Vorurteile lassen sich abbauen

Wer auf neue Menschen trifft, bildet sich in der Regel innerhalb der ersten Sekunden ein Bild vom Gegenüber. Aussehen, Verhalten oder Sprechweise lassen uns automatisch über eine Person urteilen, auch wenn wir sie gar nicht kennen. Menschen in Schubladen zu stecken, hilft dabei, die Welt zu verstehen und die unzähligen Eindrücke täglich neu zu kategorisieren.

Eben dieses Schubladendenken führt aber auch zu ganz individuellen Vorurteilen, die sich schon von klein auf durch die Gesellschaft oder das soziale Umfeld festigen. Vorurteile können aber durchbrochen und abgebaut werden. Insbesondere Arbeitgebende können darauf einen entscheidenden Einfluss nehmen, da ihre Angestellten einen Grossteil ihrer Zeit am Arbeitsplatz verbringen – zum Beispiel durch gezielte Weiterbildung von Soft Skills, die bei inklusiven Massnahmen eine entscheidende Rolle spielen.

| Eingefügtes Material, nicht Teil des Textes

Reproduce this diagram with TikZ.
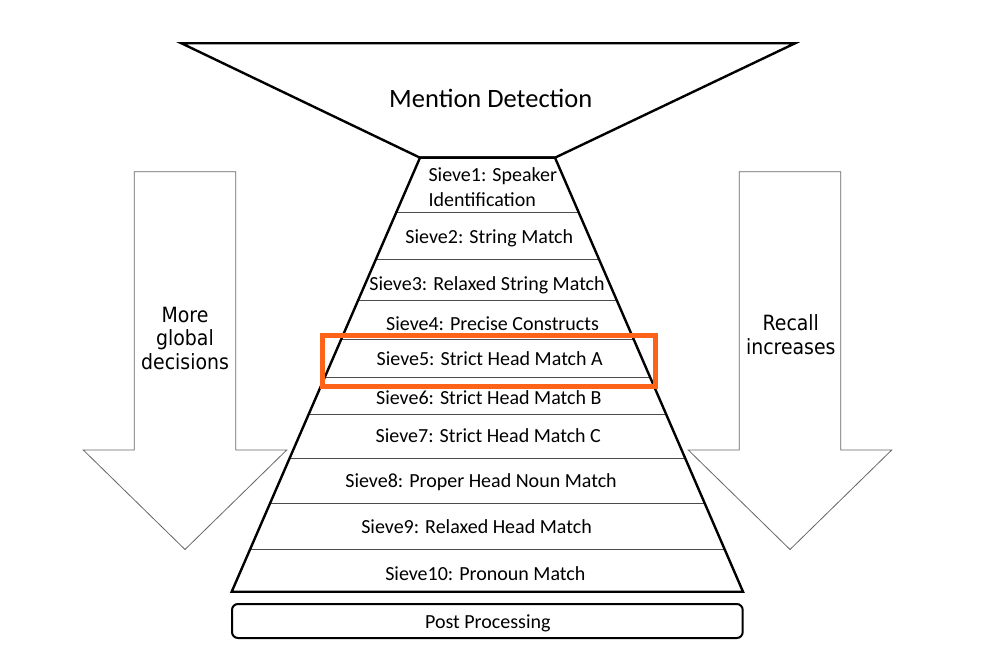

Deshalb sind inklusive Arbeitsplätze wichtig

Alles, was eine Organisation tut, bei der sich jemand aufgrund seiner persönlichen Eigenschaften oder Sexualität ausgeschlossen fühlt, stört eine inklusive Arbeitsumgebung für die LGBTQIA+-Community. Wenn sich bestimmte Gruppen ausgeschlossen fühlen, wirkt sich das unmittelbar auf die Leistung dieser Personen aus. Eine inklusive Arbeitsumgebung bedeutet in dem Kontext also konkret, dass sich niemand aufgrund seiner sexuellen Orientierung oder Geschlechterzugehörigkeit diskriminiert oder nicht als vollwertiges Mitglied des Unternehmens fühlt.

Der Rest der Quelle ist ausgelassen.